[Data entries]
☆ ☆ ☆ ☆ ☆ ☆ ☆

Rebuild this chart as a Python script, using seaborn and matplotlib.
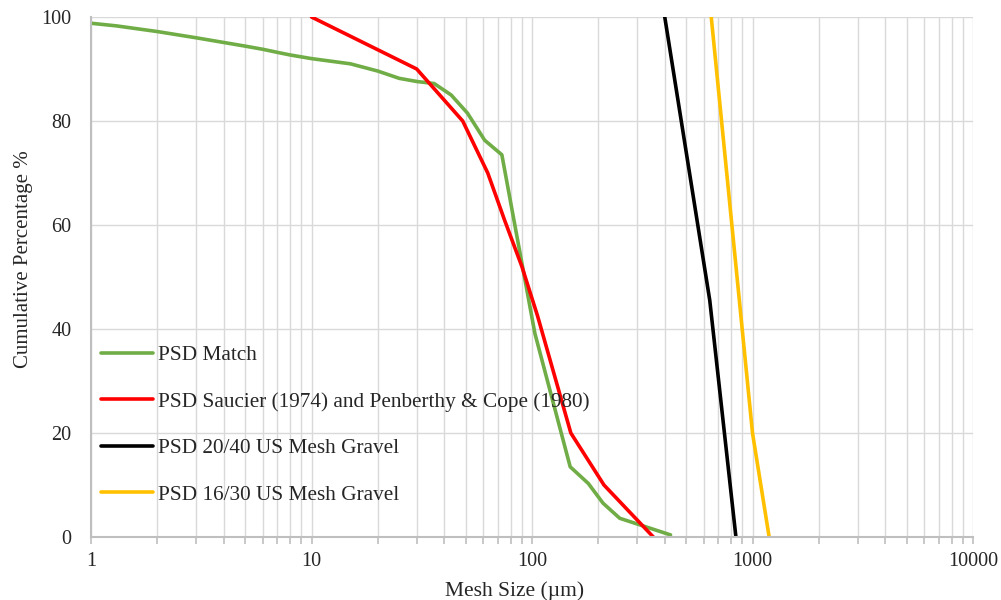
import matplotlib
matplotlib.use("Agg")
import matplotlib.pyplot as plt
import matplotlib.ticker as mticker
import seaborn as sns
import pandas as pd

# Data
match_x = [1, 1.3, 2, 3, 4, 5, 6, 7, 8, 10, 15, 20, 25, 30, 36, 43, 51, 61, 73, 103, 149, 180, 210, 250, 425]
match_y = [98.8, 98.3, 97.2, 96.0, 95.1, 94.4, 93.8, 93.2, 92.7, 92.0, 91.0, 89.6, 88.2, 87.6, 87.2, 85.0, 81.5, 76.3, 73.5, 39.2, 13.5, 10.3, 6.5, 3.6, 0.4]

saucier_x = [10, 30, 48.5, 63, 75, 90, 106, 150, 212, 355]
saucier_y = [100, 90, 80, 70, 61, 52, 42.5, 20, 10, 0]

gravel2040_x = [400, 640, 841]
gravel2040_y = [100, 45.5, 0]

gravel1630_x = [650, 1000, 1190]
gravel1630_y = [100, 20, 0]

labels = ["PSD Match", "PSD Saucier (1974) and Penberthy & Cope (1980)",
          "PSD 20/40 US Mesh Gravel", "PSD 16/30 US Mesh Gravel"]
colors = ["#70AD47", "#FF0000", "#000000", "#FFC000"]

sns.set_style("white")
plt.rcParams['font.family'] = ['Liberation Serif', 'DejaVu Serif']

fig = plt.figure(figsize=(10.01, 6.0), dpi=100)
ax = fig.add_axes([91/1001, 1 - 537/600, (973-91)/1001, (537-17)/600])

series = [(match_x, match_y), (saucier_x, saucier_y),
          (gravel2040_x, gravel2040_y), (gravel1630_x, gravel1630_y)]
for (xs, ys), lab, col in zip(series, labels, colors):
    df = pd.DataFrame({"x": xs, "y": ys})
    sns.lineplot(data=df, x="x", y="y", ax=ax, color=col, linewidth=2.6,
                 label=lab, sort=False, estimator=None)

ax.set_xscale("log")
ax.set_xlim(1, 10000)
ax.set_ylim(0, 100)
ax.set_yticks([0, 20, 40, 60, 80, 100])
ax.xaxis.set_major_locator(mticker.LogLocator(base=10, numticks=10))
ax.xaxis.set_minor_locator(mticker.LogLocator(base=10, subs=range(2, 10), numticks=100))
ax.xaxis.set_major_formatter(mticker.FuncFormatter(lambda v, p: f"{int(round(v))}"))
ax.xaxis.set_minor_formatter(mticker.NullFormatter())

gc = "#D9D9D9"
ax.grid(True, which="both", axis="x", color=gc, linewidth=1.0)
ax.grid(True, which="major", axis="y", color=gc, linewidth=1.0)
ax.set_axisbelow(True)
for s in ["top", "right"]:
    ax.spines[s].set_visible(False)
for s in ["left", "bottom"]:
    ax.spines[s].set_color("#BFBFBF")
    ax.spines[s].set_linewidth(1.5)
ax.tick_params(axis="x", which="both", direction="out", length=5, color="#BFBFBF",
               width=1.2, labelsize=14.5, pad=6, bottom=True)
ax.tick_params(axis="y", which="both", length=0, labelsize=14.5, pad=14)

ax.set_xlabel("Mesh Size (µm)", fontsize=15.5)
ax.xaxis.set_label_coords(0.48, -0.085)
ax.set_ylabel("Cumulative Percentage %", fontsize=15)
ax.yaxis.set_label_coords(-0.066, 0.535)

ax.legend(loc="upper left", bbox_to_anchor=(-0.006, 0.397), frameon=False,
          fontsize=15.3, handlelength=2.45, handletextpad=0.25,
          labelspacing=1.25, borderaxespad=0.3)

fig.savefig("out.png", dpi=100)
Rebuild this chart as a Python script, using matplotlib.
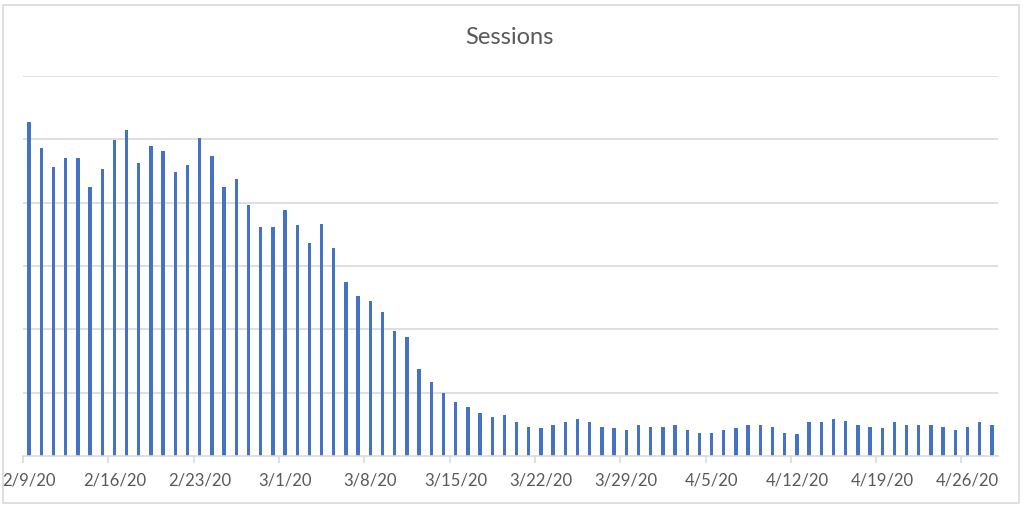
import numpy as np
import matplotlib.pyplot as plt
from matplotlib.patches import Rectangle

# daily sessions, 2/9/20 .. 4/28/20 (axis units = gridline steps, no scale shown)
sessions = [
    5.27, 4.86, 4.56, 4.71, 4.71, 4.25, 4.53, 4.99, 5.14, 4.62,
    4.89, 4.81, 4.49, 4.59, 5.02, 4.74, 4.25, 4.37, 3.97, 3.61,
    3.61, 3.88, 3.64, 3.36, 3.66, 3.29, 2.74, 2.53, 2.44, 2.28,
    1.97, 1.88, 1.38, 1.17, 0.99, 0.86, 0.77, 0.68, 0.62, 0.65,
    0.53, 0.46, 0.44, 0.49, 0.53, 0.59, 0.53, 0.46, 0.44, 0.41,
    0.49, 0.46, 0.46, 0.49, 0.41, 0.37, 0.37, 0.41, 0.44, 0.49,
    0.49, 0.46, 0.37, 0.34, 0.53, 0.53, 0.59, 0.56, 0.49, 0.46,
    0.44, 0.53, 0.49, 0.49, 0.49, 0.46, 0.41, 0.46, 0.53, 0.49,
]
tick_labels = ["2/9/20", "2/16/20", "2/23/20", "3/1/20", "3/8/20", "3/15/20",
               "3/22/20", "3/29/20", "4/5/20", "4/12/20", "4/19/20", "4/26/20"]

grey = "#d9d9d9"
text_grey = "#595959"

fig = plt.figure(figsize=(10.24, 5.09), dpi=100)
ax = fig.add_axes([23 / 1024, 53 / 509, 975 / 1024, 380 / 509])

x = np.arange(len(sessions))
ax.bar(x, sessions, width=0.28, color="#4472C4", zorder=3)

ax.set_xlim(-0.5, len(sessions) - 0.5)
ax.set_ylim(0, 6)
ax.set_yticks(range(1, 7))
ax.set_yticklabels([])
ax.tick_params(axis="y", length=0)
ax.grid(axis="y", color=grey, linewidth=1.2, zorder=0)

label_pos = np.arange(0, len(sessions), 7)[:len(tick_labels)]
ax.set_xticks(label_pos)
ax.set_xticklabels(tick_labels, fontsize=12, color=text_grey, family="Lato")
ax.tick_params(axis="x", which="major", length=0, pad=12)
ax.set_xticks(label_pos - 0.5, minor=True)
ax.tick_params(axis="x", which="minor", length=5, color=grey, width=1.2)

for side in ["top", "right", "left"]:
    ax.spines[side].set_visible(False)
ax.spines["bottom"].set_color(grey)
ax.spines["bottom"].set_linewidth(1.2)
ax.spines["bottom"].set_zorder(4)

fig.text(509 / 1024, 1 - 37 / 509, "Sessions", ha="center", va="center",
         fontsize=17, color=text_grey, family="Lato")

# light frame around the chart area
fig.patches.append(Rectangle((3 / 1024, 6 / 509), 1016 / 1024, 498 / 509,
                             transform=fig.transFigure, fill=False,
                             edgecolor=grey, linewidth=1.2))

fig.savefig("out.png", dpi=100)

☆ ☆ ☆ ☆ ☆ ☆ ☆

Required task — Copy the records above exactly, from the first line through the line containing "gravel1630_y = [100, 20, 0]", and leave out the pictures.

Written response —
Rebuild this chart as a Python script, using seaborn and matplotlib.
import matplotlib
matplotlib.use("Agg")
import matplotlib.pyplot as plt
import matplotlib.ticker as mticker
import seaborn as sns
import pandas as pd

# Data
match_x = [1, 1.3, 2, 3, 4, 5, 6, 7, 8, 10, 15, 20, 25, 30, 36, 43, 51, 61, 73, 103, 149, 180, 210, 250, 425]
match_y = [98.8, 98.3, 97.2, 96.0, 95.1, 94.4, 93.8, 93.2, 92.7, 92.0, 91.0, 89.6, 88.2, 87.6, 87.2, 85.0, 81.5, 76.3, 73.5, 39.2, 13.5, 10.3, 6.5, 3.6, 0.4]

saucier_x = [10, 30, 48.5, 63, 75, 90, 106, 150, 212, 355]
saucier_y = [100, 90, 80, 70, 61, 52, 42.5, 20, 10, 0]

gravel2040_x = [400, 640, 841]
gravel2040_y = [100, 45.5, 0]

gravel1630_x = [650, 1000, 1190]
gravel1630_y = [100, 20, 0]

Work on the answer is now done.